Still: Sweet and good enough to take home and have Mom give you the thumbs up, but bad enough to keep it interesting and show you new ways to make use of your childhood closet.

I’m sure there are plenty of men out there who still want the demure kitty-cat girl 24/7, but they’re not my type anyhow. Men who think like Neil are the sorts of fellows I gravitate toward, because letting me being myself is about as big a gift I can receive.

I can be, uh, inappropriate. I’m impulsive, I’m boisterous. Blunt. Provocative. I’m an acquired taste, and far from a universal cup of tea. As with stinky cheese and red wine, those who acquire my tastes tend to become somewhat fond.

And it’s like the good Dr. Seuss always said, “Be who you are and say what you feel, because those who mind don’t matter, and those who matter don’t mind.”

The trouble with most of us feeble human-things is that we judge ourselves for what we think are our weaknesses and faults, just because certain authority figures or parents have pointed those things out to us over the years. But what if they’re not flaws?

What if your irreverence is what makes you special? More importantly, what if it’s what makes you really you? What if it’s when you feel most like you fit in your own skin?

Then why fight that? Why change? ‘Cause the teacher said you’re gonna hafta if you’re gonna be anything?

Pfft. Don’t.*

There are qualities you should change — negativity, pessimism, fearfulness, dishonesty, narcissism, et al — but irreverence, goofiness, provocateur tendencies? No.

If you’re too much to handle, honey, maybe you just need to find better handlers.

Anyone who rejects me these days is doing me the favour of saving my very valuable time from being wasted upon them. And I thank them very kindly. Because there’s a whole lot of other people who might enjoy a little dose of this, and life’s too short to be spread thinly upon those who fail to appreciate what they’re receiving, isn’t it?

I look for people who not only appreciate me but who make me laugh and think and feel. When someone accepts me as I am and doesn’t expect me to dress up my language or subside into a tidal wave of social propriety, then I find myself similarly wanting to invite them to be themselves too. It’s easy, it’s good. It’s the right way to be with others.

Too bad so much of our society is still hung up on living up to Mommy & Daddy’s expectations, being in the “right” crowd as opposed, or having a trophy-ish lover to present at the office’s Christmas party.

Love’s not just about digging the person you’re involved with.
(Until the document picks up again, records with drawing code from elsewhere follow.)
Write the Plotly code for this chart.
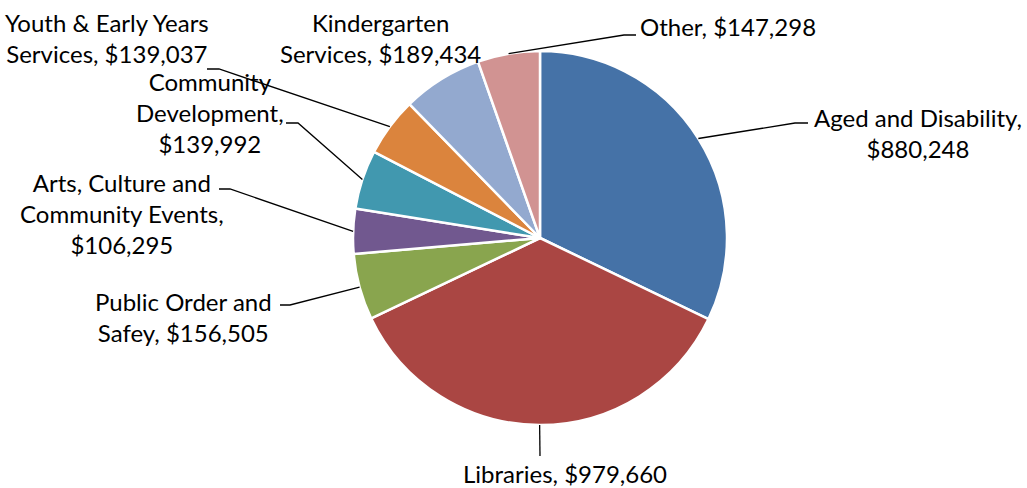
import math
import plotly.graph_objects as go

# Program spending by service area
categories = [
    "Aged and Disability",
    "Libraries",
    "Public Order and\nSafey",
    "Arts, Culture and\nCommunity Events",
    "Community\nDevelopment",
    "Youth & Early Years\nServices",
    "Kindergarten\nServices",
    "Other",
]
values = [880248, 979660, 156505, 106295, 139992, 139037, 189434, 147298]
# whether the dollar amount sits on its own line in the label
amount_on_new_line = [True, False, False, True, True, False, False, False]
colors = ["#4572A7", "#AA4643", "#89A54E", "#71588F",
          "#4198AF", "#DB843D", "#93A9CF", "#D19392"]

W, H = 1027, 488
CX, CY, R = 540, 238, 187  # pie centre / radius in pixels

# label block centres (px) and leader-line elbow points (px); None = no leader
label_pos = [(918, 133), (565, 473), (183, 317), (122, 213),
             (210, 112), (107, 38), (380, 38), (728, 27)]
elbows = [
    [(795, 123), (808, 123)],
    [(540, 456)],
    [(290, 305), (280, 305)],
    [(230, 189), (219, 189)],
    [(298, 123), (286, 123)],
    [(219, 69), (207, 69)],
    None,
    [(624, 35), (636, 35)],
]

FONT = "Lato, 'Open Sans', sans-serif"


def px(x, y):
    return x / W, 1 - y / H


fig = go.Figure(go.Pie(
    labels=[c.replace("\n", " ") for c in categories],
    values=values,
    sort=False,
    direction="clockwise",
    rotation=0,
    marker=dict(colors=colors, line=dict(color="white", width=2.5)),
    textinfo="none",
    hovertemplate="%{label}: $%{value:,}<extra></extra>",
    domain=dict(x=[(CX - R) / W, (CX + R) / W], y=[1 - (CY + R) / H, 1 - (CY - R) / H]),
    showlegend=False,
))

total = sum(values)
shapes, annotations = [], []
cum = 0.0
for name, v, nl, (lx, ly), elb in zip(categories, values, amount_on_new_line, label_pos, elbows):
    mid = (cum + v / 2) / total * 2 * math.pi
    cum += v
    text = name.replace("\n", "<br>") + "," + ("<br>" if nl else " ") + f"${v:,}"
    annotations.append(dict(
        x=lx / W, y=1 - ly / H, xref="paper", yref="paper",
        text=text, showarrow=False, xanchor="center", yanchor="middle",
        align="center", font=dict(family=FONT, size=24, color="#000000"),
    ))
    if elb:
        rx, ry = CX + R * math.sin(mid), CY - R * math.cos(mid)
        pts = [px(rx, ry)] + [px(*p) for p in elb]
        path = "M " + " L ".join(f"{x:.5f},{y:.5f}" for x, y in pts)
        shapes.append(dict(type="path", path=path, xref="paper", yref="paper",
                           line=dict(color="#000000", width=1.3)))

fig.update_layout(
    width=W, height=H,
    margin=dict(l=0, r=0, t=0, b=0),
    paper_bgcolor="white", plot_bgcolor="white",
    shapes=shapes, annotations=annotations,
)

fig.write_html("out.html")
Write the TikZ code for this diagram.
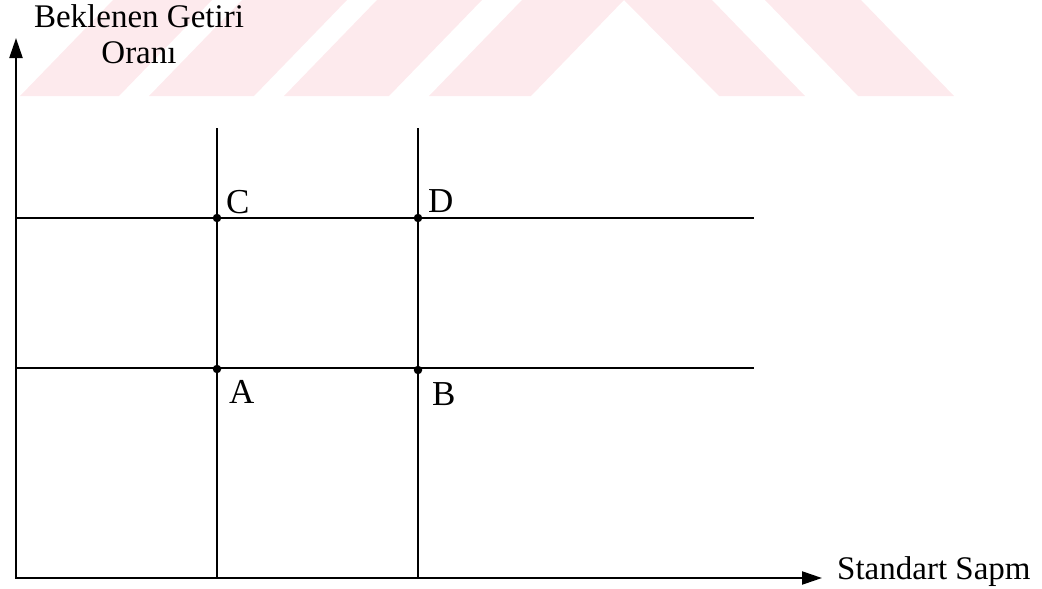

It’s about how much of you they not only allow you to be but truly appreciate and enjoy.

There aren’t a lot of the “traditional” marriage vows I can get behind — and don’t even start me on the “love, honour, and obey” line — but one of the greatest lines in it, and one of the greatest things to aspire to in love and friendship, is “for better or worse”.
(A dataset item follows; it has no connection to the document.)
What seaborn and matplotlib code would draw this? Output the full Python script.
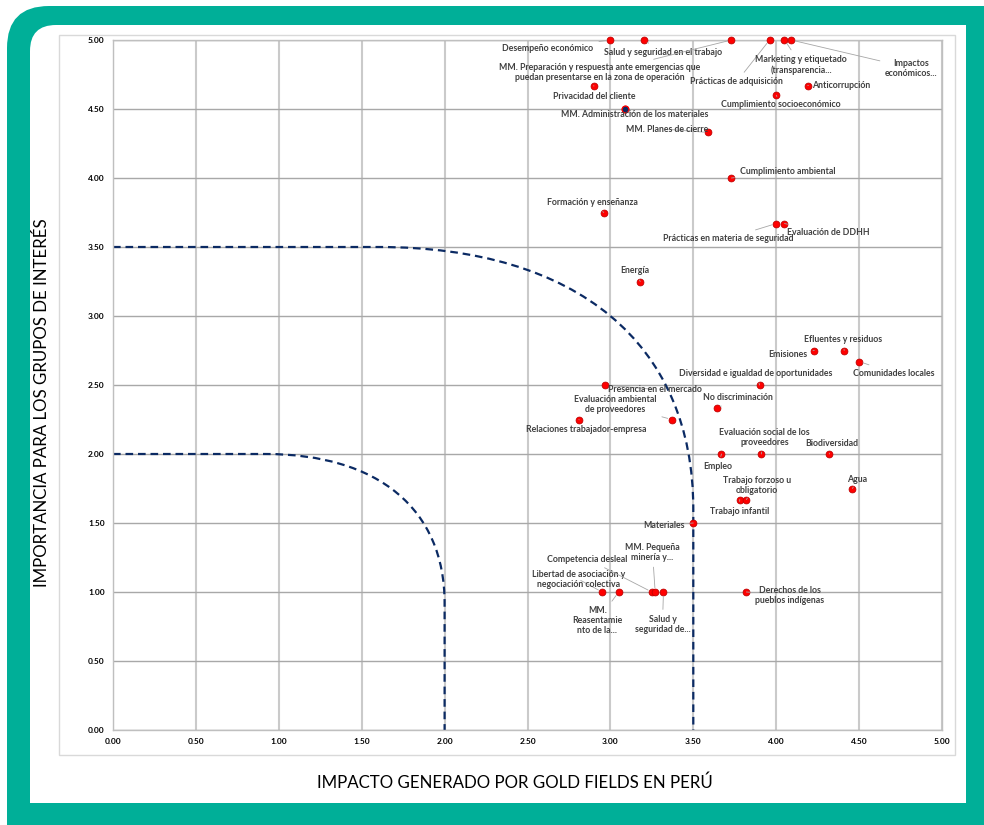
import numpy as np
import pandas as pd
import matplotlib
matplotlib.use("Agg")
import matplotlib.pyplot as plt
import seaborn as sns
from matplotlib.path import Path
from matplotlib.patches import PathPatch, FancyBboxPatch, Rectangle
from matplotlib.ticker import FormatStrFormatter
from matplotlib.transforms import Affine2D

# ---------------- DATA ----------------
temas = [
    "Desempeño económico", "Salud y seguridad en el trabajo",
    "MM. Preparación y respuesta ante emergencias que\npuedan presentarse en la zona de operación",
    "Prácticas de adquisición", "Marketing y etiquetado\n(transparencia...", "Impactos\neconómicos...",
    "Privacidad del cliente", "MM. Administración de los materiales", "MM. Planes de cierre",
    "Cumplimiento socioeconómico", "Anticorrupción", "Cumplimiento ambiental",
    "Formación y enseñanza", "Prácticas en materia de seguridad", "Evaluación de DDHH",
    "Energía", "Emisiones", "Efluentes y residuos", "Comunidades locales",
    "Diversidad e igualdad de oportunidades", "Presencia en el mercado",
    "Evaluación ambiental\nde proveedores", "No discriminación", "Relaciones trabajador-empresa",
    "Empleo", "Evaluación social de los\nproveedores", "Biodiversidad", "Agua",
    "Trabajo infantil", "Trabajo forzoso u\nobligatorio", "Materiales",
    "Libertad de asociación y\nnegociación colectiva", "MM.\nReasentamie\nnto de la...",
    "Competencia desleal", "MM. Pequeña\nminería y...", "Salud y\nseguridad de...",
    "Derechos de los\npueblos indígenas",
]
impacto = [
    3.00, 3.20, 3.73, 3.96, 4.05, 4.09,
    2.90, 3.09, 3.59, 4.00, 4.19, 3.73,
    2.96, 4.00, 4.05, 3.18, 4.23, 4.41, 4.50,
    3.90, 2.97, 3.37, 3.64, 2.81,
    3.67, 3.91, 4.32, 4.46, 3.78, 3.82, 3.50,
    2.95, 3.05, 3.25, 3.27, 3.32, 3.82,
]
importancia = [
    5.00, 5.00, 5.00, 5.00, 5.00, 5.00,
    4.67, 4.50, 4.33, 4.60, 4.67, 4.00,
    3.75, 3.67, 3.67, 3.25, 2.75, 2.75, 2.67,
    2.50, 2.50, 2.25, 2.33, 2.25,
    2.00, 2.00, 2.00, 1.75, 1.67, 1.67, 1.50,
    1.00, 1.00, 1.00, 1.00, 1.00, 1.00,
]
eje_ticks = [0.0, 0.5, 1.0, 1.5, 2.0, 2.5, 3.0, 3.5, 4.0, 4.5, 5.0]

# quadrant boundaries: straight run, rounded corner (cubic handles), straight run
curva_ext_x = [0.0, 1.60, 2.80, 3.50, 3.50, 3.50]
curva_ext_y = [3.50, 3.50, 3.50, 2.80, 1.60, 0.0]
curva_int_x = [0.0, 0.92, 1.60, 2.00, 2.00, 2.00]
curva_int_y = [2.00, 2.00, 2.00, 1.60, 0.92, 0.0]
curva_codigos = [Path.MOVETO, Path.LINETO, Path.CURVE4, Path.CURVE4, Path.CURVE4, Path.LINETO]

# ---------------- LAYOUT (label placement) ----------------
etiqueta_x = [
    2.624, 3.317, 2.937, 3.762, 4.150, 4.816,
    2.903, 3.146, 3.341, 4.028, 4.390, 4.068,
    2.894, 3.711, 4.314, 3.145, 4.072, 4.402, 4.712,
    3.877, 3.270, 3.030, 3.770, 2.856,
    3.649, 3.929, 4.337, 4.490, 3.777, 3.882, 3.323,
    2.810, 2.922, 2.862, 3.254, 3.314, 4.083,
]
etiqueta_y = [
    4.942, 4.913, 4.764, 4.698, 4.821, 4.795,
    4.594, 4.457, 4.353, 4.534, 4.667, 4.048,
    3.824, 3.563, 3.606, 3.331, 2.722, 2.831, 2.585,
    2.585, 2.468, 2.362, 2.411, 2.179,
    1.911, 2.121, 2.077, 1.817, 1.585, 1.773, 1.483,
    1.091, 0.792, 1.239, 1.288, 0.766, 0.978,
]

df = pd.DataFrame({"tema": temas, "impacto": impacto, "importancia": importancia})

W, H = 984, 825
TEAL = "#00AF98"
NAVY = "#0B2A63"
LABEL_COLOR = "#404040"

sns.set_style("white")
plt.rcParams["font.family"] = ["Lato", "DejaVu Sans"]
plt.rcParams["lines.scale_dashes"] = False

fig = plt.figure(figsize=(W / 100, H / 100), dpi=100)
fig.patch.set_facecolor("white")

# pixel coordinate transform (origin top-left)
px = Affine2D().scale(1 / W, -1 / H).translate(0, 1) + fig.transFigure

# teal frame with rounded top-left corner
fig.patches.append(FancyBboxPatch((7, 6), 1100, 900, boxstyle="round,pad=0,rounding_size=42",
                                  transform=px, facecolor=TEAL, edgecolor="none", zorder=-3))
# inner white panel, only top-left rounded
fig.patches.append(FancyBboxPatch((30, 25), 936, 778, boxstyle="round,pad=0,rounding_size=26",
                                  transform=px, facecolor="white", edgecolor="none", zorder=-2))
fig.patches.append(Rectangle((60, 25), 906, 778, transform=px, facecolor="white", edgecolor="none", zorder=-2))
fig.patches.append(Rectangle((30, 55), 936, 748, transform=px, facecolor="white", edgecolor="none", zorder=-2))
# chart area border
fig.patches.append(Rectangle((59, 35), 896, 720, transform=px, facecolor="none",
                             edgecolor="#D9D9D9", linewidth=1.0, zorder=-1))

ax = fig.add_axes([113 / W, 1 - 730 / H, (942 - 113) / W, (730 - 40) / H])
ax.set_zorder(5)
ax.set_facecolor("white")

# grid
ax.set_xlim(0, 5)
ax.set_ylim(0, 5)
ax.set_xticks(eje_ticks)
ax.set_yticks(eje_ticks)
ax.xaxis.set_major_formatter(FormatStrFormatter("%.2f"))
ax.yaxis.set_major_formatter(FormatStrFormatter("%.2f"))
ax.grid(axis="x", color="#CACACA", linewidth=1.5, zorder=0)
ax.grid(axis="y", color="#A8A8A8", linewidth=1.0, zorder=0)
ax.set_axisbelow(True)
for s in ax.spines.values():
    s.set_color("#BFBFBF")
    s.set_linewidth(1.0)
ax.tick_params(axis="both", length=0, labelsize=6, pad=6, labelcolor="black")
for lab in ax.get_xticklabels() + ax.get_yticklabels():
    lab.set_fontweight("bold")

# quadrant boundary curves
for cx, cy in [(curva_ext_x, curva_ext_y), (curva_int_x, curva_int_y)]:
    ruta = Path(np.column_stack([cx, cy]), curva_codigos)
    ax.add_patch(PathPatch(ruta, facecolor="none", edgecolor=NAVY,
                           linewidth=1.6, linestyle=(0, (5.5, 3.5)), zorder=2))

# points
sns.scatterplot(data=df, x="impacto", y="importancia", ax=ax, color="#FF0000",
                edgecolor="#C00000", linewidth=0.6, s=24, zorder=4, clip_on=False, legend=False)
# the dark point (MM. Administración de los materiales)
idx_dark = temas.index("MM. Administración de los materiales")
ax.scatter([impacto[idx_dark]], [importancia[idx_dark]], s=24, color=NAVY, edgecolor="#FF0000",
           linewidth=0.9, zorder=5, clip_on=False)

# labels
for t, x, y, lx, ly in zip(temas, impacto, importancia, etiqueta_x, etiqueta_y):
    ax.annotate(t, xy=(x, y), xytext=(lx, ly), textcoords="data", ha="center", va="center",
                fontsize=6.3, fontweight="bold", color=LABEL_COLOR, linespacing=1.15,
                annotation_clip=False, zorder=6,
                arrowprops=dict(arrowstyle="-", color="#A6A6A6", lw=0.6, shrinkA=1.5, shrinkB=3))

ax.set_xlabel("")
ax.set_ylabel("")

fig.text(515 / W, 1 - 783 / H, "IMPACTO GENERADO POR GOLD FIELDS EN PERÚ", ha="center", va="center",
         fontsize=12.2, color="black")
fig.text(42 / W, 1 - 403 / H, "IMPORTANCIA PARA LOS GRUPOS DE INTERÉS", ha="center", va="center",
         rotation=90, fontsize=12.2, color="black")

fig.savefig("out.png", dpi=100, facecolor=fig.get_facecolor())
Me, I’m a loose cannon. I’m a match looking for a spark, and when I find it, I go off. I’ll launch into mini-rants all the time. They’re usually pretty funny, though, if you have a sense of humour. But if you don’t, then I’m some negative windbag (hardly!) you want to move away from. Fine, whatever, man. But my best friends always start giggling when yet another thing finds my Displeasure. And I love them for it, because I never feel like I have to apologize for expressing myself. Especially since I enjoy my rants and usually wind up laughing at myself by the end of them. Shouldn’t we enjoy ourselves that way?

That’s what we all need to aspire for. Friends and lovers who don’t need apologies often. Friends and lovers who just understand we’re “just that way”, who make us feel not only comfortable enough, but entitled, to be who we are and say what we feel.

I like myself this way. I’m not fucking apologizing. I’m not cleaning up my act. I’m not going to kowtow to civility and normalcy.

Don’t like it? Walk away.

‘Cause I’m staying.

After all: I’m the ideal woman. Maybe you didn’t get the memo?

*It’s funny, though, this whole “don’t change” thing is something I need to accompany with saying that I think it’s just like the philosophy of selfishness as a virtue, egoism — the premise is only as good as the moral grounds under the practitioner. If you’re not a moral person, then your practice of selfishness will be amoral. If you’re a good person and you get something out of helping others, then you being a selfish person will benefit others.